1. Unfamiliar notation.

2. Short expressions can be more wordy.



I am hoping that by providing an example of this concept that it will stimulate some thought and discussion on the issue. Ideas? Suggestions?

newdep

#1
Hi Jeremy,



I like this ;-) I thought about doing such a thing myself, though im not

very charmed by regex in particular so never started it.. ;-)





i.e. Im very charmed about the Rebol way of regex (called "parse"),

because its close to the human vocabulary... )



I know that newlisp cant do without the cureent regex but this is a very nice start

for a regex-ish libray...



I prefer the lingustic way of compare,

so indeed a libray should have for me 2 things, (1) is readable and understandble

syntax i can "think" of (instead of looking it up) and (2) is simplisity in expressions.

(combinations that are logical to make or to have)



The later part is indeed here...



Im currious what others think...



Nice work !



Regards, Norman.
-- (define? (Cornflakes))

noah

#2
hi, Jeremy.



Once you're happy with your code, check whether it's suitable for publishing as a part of newLISP's main module collection.



Check the Perl documentation for use cases and examples of Perl-extended regex.  Provide comparable use cases and examples in the documentation for your module.



Consider if you'd like to integrate your module into a GUI PCRE authoring tool (for example, KDE offers such a tool).  You could write a TK add-on to the newLISP TK editor, or write  a separate application. Your application would have use outside the newLISP community as well.



-Noah

Jeremy Dunn

#3
Noah,



I wouldn't mind doing some of the things you suggest if I knew how to do them. I've never used TK and certainly don't know how to write an add on. I'm largely self taught, I've used AutoLISP, done some simple VB programming and had a beginning C class so I have a long way to go before attaining guru-hood.

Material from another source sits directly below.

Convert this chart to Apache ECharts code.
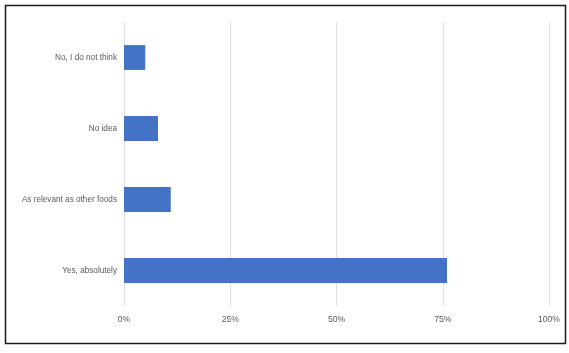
<!DOCTYPE html>
<html>
<head>
<meta charset="utf-8">
<script src="https://cdn.jsdelivr.net/npm/echarts@6/dist/echarts.min.js"></script>
<style>
  html, body { margin: 0; padding: 0; background: #fff; }
  #chart { width: 569px; height: 353px; }
</style>
</head>
<body>
<div id="chart"></div>
<script>
// answers, listed top to bottom as drawn
const categories = ["No, I do not think", "No idea", "As relevant as other foods", "Yes, absolutely"];
const shares = [5, 8, 11, 76];
const tickValues = [0, 25, 50, 75, 100];

const chart = echarts.init(document.getElementById("chart"));

chart.setOption({
  animation: false,
  backgroundColor: "#fff",
  textStyle: { fontFamily: "Liberation Sans, Arial, sans-serif" },
  graphic: [
    {
      type: "rect",
      shape: { x: 5.5, y: 5.5, width: 560, height: 338 },
      style: { fill: "none", stroke: "#1a1a1a", lineWidth: 1.5 },
      silent: true,
    },
  ],
  grid: {
    left: 124,
    right: 20,
    top: 22,
    bottom: 47,
    containLabel: false,
  },
  xAxis: {
    type: "value",
    min: 0,
    max: 100,
    interval: 25,
    axisLine: { show: false },
    axisTick: { show: false },
    axisLabel: {
      color: "#595959",
      fontSize: 8.6,
      margin: 9,
      formatter: v => (tickValues.includes(v) ? v + "%" : ""),
    },
    splitLine: { show: true, lineStyle: { color: "#e0e0e0", width: 1 } },
  },
  yAxis: {
    type: "category",
    inverse: true,
    data: categories,
    axisLine: { show: false },
    axisTick: { show: false },
    axisLabel: { color: "#595959", fontSize: 8.2, margin: 7 },
  },
  series: [
    {
      type: "bar",
      data: shares,
      barWidth: "35%",
      itemStyle: { color: "#4472c4" },
    },
  ],
});
</script>
</body>
</html>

I've been using Jeffrey Friedl's "Mastering Regular Expressions" as my source for the syntax. I'm not too sure how much further I will be able to extend my function list since the farther up the ladder you go the more cases you have to account for with syntax exceptions. I have to do things the easy way because I am not as much of a genius as Larry Wall to know how to do it the complicated way. I'll try to make my functions more robust but I posted them in hopes that people that use regexes more than I would be able to point out things I hadn't thought of or point out blunders that need fixing.